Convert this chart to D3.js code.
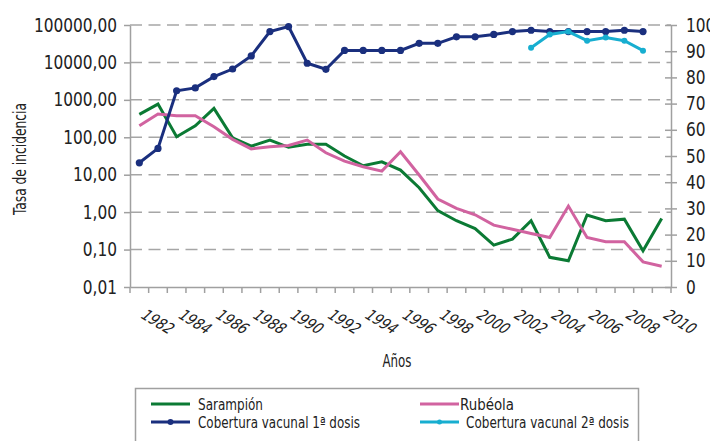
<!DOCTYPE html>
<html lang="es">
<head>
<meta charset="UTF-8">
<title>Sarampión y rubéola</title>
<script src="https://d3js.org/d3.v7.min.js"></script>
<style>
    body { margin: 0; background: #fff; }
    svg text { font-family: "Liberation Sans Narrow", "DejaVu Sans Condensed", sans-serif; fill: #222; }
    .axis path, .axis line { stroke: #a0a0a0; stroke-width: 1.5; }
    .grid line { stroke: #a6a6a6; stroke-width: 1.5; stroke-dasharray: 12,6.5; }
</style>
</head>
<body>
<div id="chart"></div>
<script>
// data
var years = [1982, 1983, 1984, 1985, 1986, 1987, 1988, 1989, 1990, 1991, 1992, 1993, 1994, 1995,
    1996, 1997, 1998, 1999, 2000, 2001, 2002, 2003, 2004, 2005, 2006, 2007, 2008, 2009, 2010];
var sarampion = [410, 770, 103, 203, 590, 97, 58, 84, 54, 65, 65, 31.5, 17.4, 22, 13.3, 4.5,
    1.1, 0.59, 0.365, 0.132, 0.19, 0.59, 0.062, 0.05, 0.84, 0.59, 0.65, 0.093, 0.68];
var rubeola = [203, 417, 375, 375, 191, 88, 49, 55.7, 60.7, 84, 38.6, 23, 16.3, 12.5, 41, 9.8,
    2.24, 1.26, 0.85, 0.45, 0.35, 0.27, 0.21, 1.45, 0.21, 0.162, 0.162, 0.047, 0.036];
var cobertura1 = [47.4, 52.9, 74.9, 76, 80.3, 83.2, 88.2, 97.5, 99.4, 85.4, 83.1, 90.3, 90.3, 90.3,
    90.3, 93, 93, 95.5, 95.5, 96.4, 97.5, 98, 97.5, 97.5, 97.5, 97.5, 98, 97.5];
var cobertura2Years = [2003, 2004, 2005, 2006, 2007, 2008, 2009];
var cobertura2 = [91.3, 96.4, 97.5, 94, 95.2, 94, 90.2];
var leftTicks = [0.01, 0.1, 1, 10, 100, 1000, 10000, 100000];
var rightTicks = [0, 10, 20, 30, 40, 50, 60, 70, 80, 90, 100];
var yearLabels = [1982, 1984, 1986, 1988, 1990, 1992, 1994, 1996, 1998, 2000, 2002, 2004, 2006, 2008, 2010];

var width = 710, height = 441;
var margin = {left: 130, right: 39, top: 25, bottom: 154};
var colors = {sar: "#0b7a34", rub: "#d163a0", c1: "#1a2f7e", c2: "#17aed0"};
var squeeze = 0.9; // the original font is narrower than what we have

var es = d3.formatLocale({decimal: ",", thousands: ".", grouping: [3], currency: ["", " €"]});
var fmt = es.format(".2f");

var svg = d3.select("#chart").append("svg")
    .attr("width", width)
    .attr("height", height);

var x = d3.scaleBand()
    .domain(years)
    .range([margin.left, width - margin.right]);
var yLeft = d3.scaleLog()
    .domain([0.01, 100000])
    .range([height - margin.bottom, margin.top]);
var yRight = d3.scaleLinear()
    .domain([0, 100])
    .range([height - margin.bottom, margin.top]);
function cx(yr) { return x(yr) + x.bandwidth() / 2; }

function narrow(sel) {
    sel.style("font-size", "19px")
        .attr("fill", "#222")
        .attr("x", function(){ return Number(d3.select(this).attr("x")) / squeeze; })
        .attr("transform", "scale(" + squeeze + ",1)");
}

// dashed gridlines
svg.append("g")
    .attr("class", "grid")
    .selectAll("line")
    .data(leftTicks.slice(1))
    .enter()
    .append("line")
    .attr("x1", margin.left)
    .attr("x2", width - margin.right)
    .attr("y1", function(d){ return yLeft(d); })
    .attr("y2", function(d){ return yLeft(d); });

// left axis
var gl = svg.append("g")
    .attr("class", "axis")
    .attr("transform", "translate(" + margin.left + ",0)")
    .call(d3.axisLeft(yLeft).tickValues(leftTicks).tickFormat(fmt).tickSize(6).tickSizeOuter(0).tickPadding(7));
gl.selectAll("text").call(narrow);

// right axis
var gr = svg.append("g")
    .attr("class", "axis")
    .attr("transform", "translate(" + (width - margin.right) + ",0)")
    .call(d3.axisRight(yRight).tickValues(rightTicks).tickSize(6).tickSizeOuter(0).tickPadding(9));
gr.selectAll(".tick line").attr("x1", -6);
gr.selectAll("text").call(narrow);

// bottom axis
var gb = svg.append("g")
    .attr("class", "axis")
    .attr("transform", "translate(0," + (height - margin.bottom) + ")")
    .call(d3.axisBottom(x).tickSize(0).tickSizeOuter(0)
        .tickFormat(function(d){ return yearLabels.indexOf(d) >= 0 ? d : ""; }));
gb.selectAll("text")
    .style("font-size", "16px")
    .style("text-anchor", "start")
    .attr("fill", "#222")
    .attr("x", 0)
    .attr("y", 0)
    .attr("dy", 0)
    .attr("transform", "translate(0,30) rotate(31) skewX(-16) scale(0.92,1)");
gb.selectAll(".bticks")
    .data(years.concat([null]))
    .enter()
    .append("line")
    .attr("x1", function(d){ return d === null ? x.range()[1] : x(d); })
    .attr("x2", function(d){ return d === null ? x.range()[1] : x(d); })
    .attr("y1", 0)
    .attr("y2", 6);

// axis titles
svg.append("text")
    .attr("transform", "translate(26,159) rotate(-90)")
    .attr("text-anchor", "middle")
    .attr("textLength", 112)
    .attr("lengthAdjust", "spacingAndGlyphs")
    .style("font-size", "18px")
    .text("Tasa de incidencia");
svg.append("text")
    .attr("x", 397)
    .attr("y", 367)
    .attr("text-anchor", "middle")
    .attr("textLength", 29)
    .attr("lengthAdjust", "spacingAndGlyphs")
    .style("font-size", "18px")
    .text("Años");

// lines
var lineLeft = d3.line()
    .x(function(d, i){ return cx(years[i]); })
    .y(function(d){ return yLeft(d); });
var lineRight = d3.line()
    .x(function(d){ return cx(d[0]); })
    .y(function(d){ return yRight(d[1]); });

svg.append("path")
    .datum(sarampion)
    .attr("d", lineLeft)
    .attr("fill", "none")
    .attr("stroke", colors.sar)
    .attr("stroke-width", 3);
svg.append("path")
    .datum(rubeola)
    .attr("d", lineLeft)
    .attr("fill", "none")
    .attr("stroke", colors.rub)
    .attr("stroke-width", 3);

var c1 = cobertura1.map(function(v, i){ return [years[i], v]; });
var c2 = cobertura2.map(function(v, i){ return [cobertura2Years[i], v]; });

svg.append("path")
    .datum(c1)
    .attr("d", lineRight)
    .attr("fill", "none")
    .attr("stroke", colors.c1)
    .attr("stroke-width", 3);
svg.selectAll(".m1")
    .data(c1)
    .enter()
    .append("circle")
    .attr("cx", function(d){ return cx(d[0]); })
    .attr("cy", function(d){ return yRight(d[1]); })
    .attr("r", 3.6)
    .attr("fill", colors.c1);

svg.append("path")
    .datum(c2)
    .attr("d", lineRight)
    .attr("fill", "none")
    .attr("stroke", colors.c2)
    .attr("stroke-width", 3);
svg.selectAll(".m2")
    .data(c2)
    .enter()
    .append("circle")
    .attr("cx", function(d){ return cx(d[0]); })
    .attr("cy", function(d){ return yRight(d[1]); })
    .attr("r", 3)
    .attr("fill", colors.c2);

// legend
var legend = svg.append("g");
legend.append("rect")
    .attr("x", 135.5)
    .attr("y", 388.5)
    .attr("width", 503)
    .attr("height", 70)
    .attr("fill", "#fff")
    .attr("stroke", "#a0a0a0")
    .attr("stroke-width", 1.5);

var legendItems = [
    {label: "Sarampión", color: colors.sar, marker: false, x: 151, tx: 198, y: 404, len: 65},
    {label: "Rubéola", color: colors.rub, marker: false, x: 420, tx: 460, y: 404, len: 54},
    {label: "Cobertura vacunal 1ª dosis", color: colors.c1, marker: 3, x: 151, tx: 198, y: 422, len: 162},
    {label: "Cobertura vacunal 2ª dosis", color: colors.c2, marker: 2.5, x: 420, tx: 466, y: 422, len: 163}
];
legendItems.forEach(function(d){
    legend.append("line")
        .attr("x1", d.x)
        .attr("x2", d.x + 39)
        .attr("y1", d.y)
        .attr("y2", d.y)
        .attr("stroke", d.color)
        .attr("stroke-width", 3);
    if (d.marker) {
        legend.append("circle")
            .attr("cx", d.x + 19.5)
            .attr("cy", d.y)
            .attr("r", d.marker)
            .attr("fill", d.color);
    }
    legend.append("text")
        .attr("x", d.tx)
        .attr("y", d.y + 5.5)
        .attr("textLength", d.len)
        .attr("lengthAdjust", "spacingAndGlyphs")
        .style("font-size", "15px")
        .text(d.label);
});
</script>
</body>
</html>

***

Spot every line that holds "this" and copy it.

Convert this chart to D3.js code.
        .attr("x", function(){ return Number(d3.select(this).attr("x")) / squeeze; })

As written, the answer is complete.